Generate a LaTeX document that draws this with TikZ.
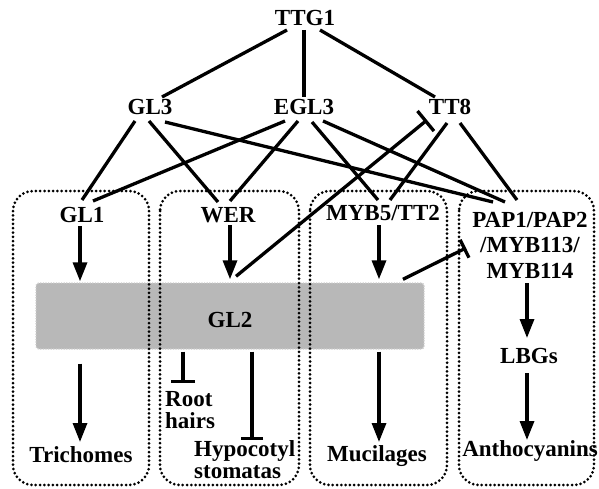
\documentclass[tikz,border=0pt]{standalone}
\usepackage{fontspec}
\setmainfont{Liberation Serif}
\usetikzlibrary{arrows.meta}
\definecolor{glgray}{RGB}{184,184,184}
\definecolor{gledge}{RGB}{205,205,205}
\begin{document}
\begin{tikzpicture}[x=1pt,y=-1pt,
  lbl/.style={font=\fontsize{23}{20}\selectfont\bfseries, inner sep=0pt, anchor=base},
  con/.style={line width=3.3pt},
  act/.style={con,-{Triangle[length=19pt,width=14pt]}},
  inh/.style={con,-{Bar[width=#1]}},
  dotbox/.style={line width=3pt, dash pattern=on 0pt off 4.3pt, line cap=round, rounded corners=20pt},
  glbox/.style={fill=glgray, draw=gledge, line width=1.4pt, dash pattern=on 1.2pt off 1.4pt, rounded corners=3pt,
    minimum width=388pt, minimum height=66pt, inner sep=0pt, text height=22pt, text depth=0pt,
    font=\fontsize{23}{20}\selectfont\bfseries},
]
\useasboundingbox (0,0) rectangle (599,489);

% GL2 band
\node[glbox] (GL2) at (230,316) {GL2};

% dotted compartments
\draw[dotbox] (13,191) rectangle (149,485);
\draw[dotbox] (160,191) rectangle (299,485);
\draw[dotbox] (310,191) rectangle (447,485);
\draw[dotbox] (459,191) rectangle (594,485);

% labels
\node[lbl] (TTG1) at (305,26) {TTG1};
\node[lbl] (GL3) at (150,115) {GL3};
\node[lbl] (EGL3) at (304,115) {EGL3};
\node[lbl] (TT8) at (450,115) {TT8};
\node[lbl] (GL1) at (82,222) {GL1};
\node[lbl] (WER) at (228,222) {WER};
\node[lbl] (MYB5) at (383,220) {MYB5/TT2};
\node[lbl, align=center, font=\fontsize{23}{25.5}\selectfont\bfseries] (PAP) at (530,278) {PAP1/PAP2\\/MYB113/\\MYB114};
\node[lbl] (LBG) at (529,363) {LBGs};
\node[lbl] (Anth) at (530,456) {Anthocyanins};
\node[lbl] (Tri) at (81,462) {Trichomes};
\node[lbl] (Muc) at (377,461) {Mucilages};
\node[lbl, anchor=base west, align=left, font=\fontsize{23}{21.5}\selectfont\bfseries] (Root) at (165,428) {Root\\hairs};
\node[lbl, anchor=base west, align=left, font=\fontsize{23}{21.5}\selectfont\bfseries] (Hypo) at (194,478) {Hypocotyl\\stomatas};

% TTG1 to bHLH
\draw[con] ([shift={(-18,4)}]TTG1.base) -- ([shift={(12,-18)}]GL3.base);
\draw[con] ([shift={(-1,4)}]TTG1.base) -- ([shift={(0,-18)}]EGL3.base);
\draw[con] ([shift={(15,4)}]TTG1.base) -- ([shift={(-15,-18)}]TT8.base);

% bHLH to MYB
\draw[con] ([shift={(-15,6)}]GL3.base) -- ([shift={(0,-22)}]GL1.base);
\draw[con] ([shift={(-1,6)}]GL3.base) -- ([shift={(-10,-20)}]WER.base);
\draw[con] ([shift={(15,7)}]GL3.base) -- ([shift={(-37,-76)}]PAP.base);
\draw[con] ([shift={(-19,6)}]EGL3.base) -- ([shift={(11,-21)}]GL1.base);
\draw[con] ([shift={(-6,6)}]EGL3.base) -- ([shift={(2,-21)}]WER.base);
\draw[con] ([shift={(8,7)}]EGL3.base) -- ([shift={(-5,-20)}]MYB5.base);
\draw[con] ([shift={(19,6)}]EGL3.base) -- ([shift={(-25,-76)}]PAP.base);
\draw[con] ([shift={(-3,8)}]TT8.base) -- ([shift={(7,-20)}]MYB5.base);
\draw[con] ([shift={(10,8)}]TT8.base) -- ([shift={(-13,-78)}]PAP.base);

% inhibitions from GL2
\draw[inh=26pt] ([shift={(6,-6)}]GL2.north) -- ([shift={(-23,5)}]TT8.base);
\draw[inh=20pt] ([shift={(173,-3)}]GL2.north) -- ([shift={(-64,-30)}]PAP.base);
\draw[inh=24pt] ([shift={(-47,2)}]GL2.south) -- ([shift={(18,-45)}]Root.base west);
\draw[inh=22pt] ([shift={(22,2)}]GL2.south) -- ([shift={(58,-38)}]Hypo.base west);

% activations
\draw[act] ([shift={(-2,4)}]GL1.base) -- ([shift={(-150,-1)}]GL2.north);
\draw[act] ([shift={(2,3)}]WER.base) -- ([shift={(0,-3)}]GL2.north);
\draw[act] ([shift={(-4,5)}]MYB5.base) -- ([shift={(149,-3)}]GL2.north);
\draw[act] ([shift={(-150,14)}]GL2.south) -- ([shift={(-1,-20)}]Tri.base);
\draw[act] ([shift={(149,2)}]GL2.south) -- ([shift={(2,-19)}]Muc.base);
\draw[act] ([shift={(-3,5)}]PAP.base) -- ([shift={(-2,-25)}]LBG.base);
\draw[act] ([shift={(-2,10)}]LBG.base) -- ([shift={(-3,-16)}]Anth.base);
\end{tikzpicture}
\end{document}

•••••

▸ **Short problem**: Skip every picture and return the lines above from the top through the one that contains "(459,191) rectangle (594,485);".

▸ **Solution to this exercise**:
Generate a LaTeX document that draws this with TikZ.
\documentclass[tikz,border=0pt]{standalone}
\usepackage{fontspec}
\setmainfont{Liberation Serif}
\usetikzlibrary{arrows.meta}
\definecolor{glgray}{RGB}{184,184,184}
\definecolor{gledge}{RGB}{205,205,205}
\begin{document}
\begin{tikzpicture}[x=1pt,y=-1pt,
  lbl/.style={font=\fontsize{23}{20}\selectfont\bfseries, inner sep=0pt, anchor=base},
  con/.style={line width=3.3pt},
  act/.style={con,-{Triangle[length=19pt,width=14pt]}},
  inh/.style={con,-{Bar[width=#1]}},
  dotbox/.style={line width=3pt, dash pattern=on 0pt off 4.3pt, line cap=round, rounded corners=20pt},
  glbox/.style={fill=glgray, draw=gledge, line width=1.4pt, dash pattern=on 1.2pt off 1.4pt, rounded corners=3pt,
    minimum width=388pt, minimum height=66pt, inner sep=0pt, text height=22pt, text depth=0pt,
    font=\fontsize{23}{20}\selectfont\bfseries},
]
\useasboundingbox (0,0) rectangle (599,489);

% GL2 band
\node[glbox] (GL2) at (230,316) {GL2};

% dotted compartments
\draw[dotbox] (13,191) rectangle (149,485);
\draw[dotbox] (160,191) rectangle (299,485);
\draw[dotbox] (310,191) rectangle (447,485);
\draw[dotbox] (459,191) rectangle (594,485);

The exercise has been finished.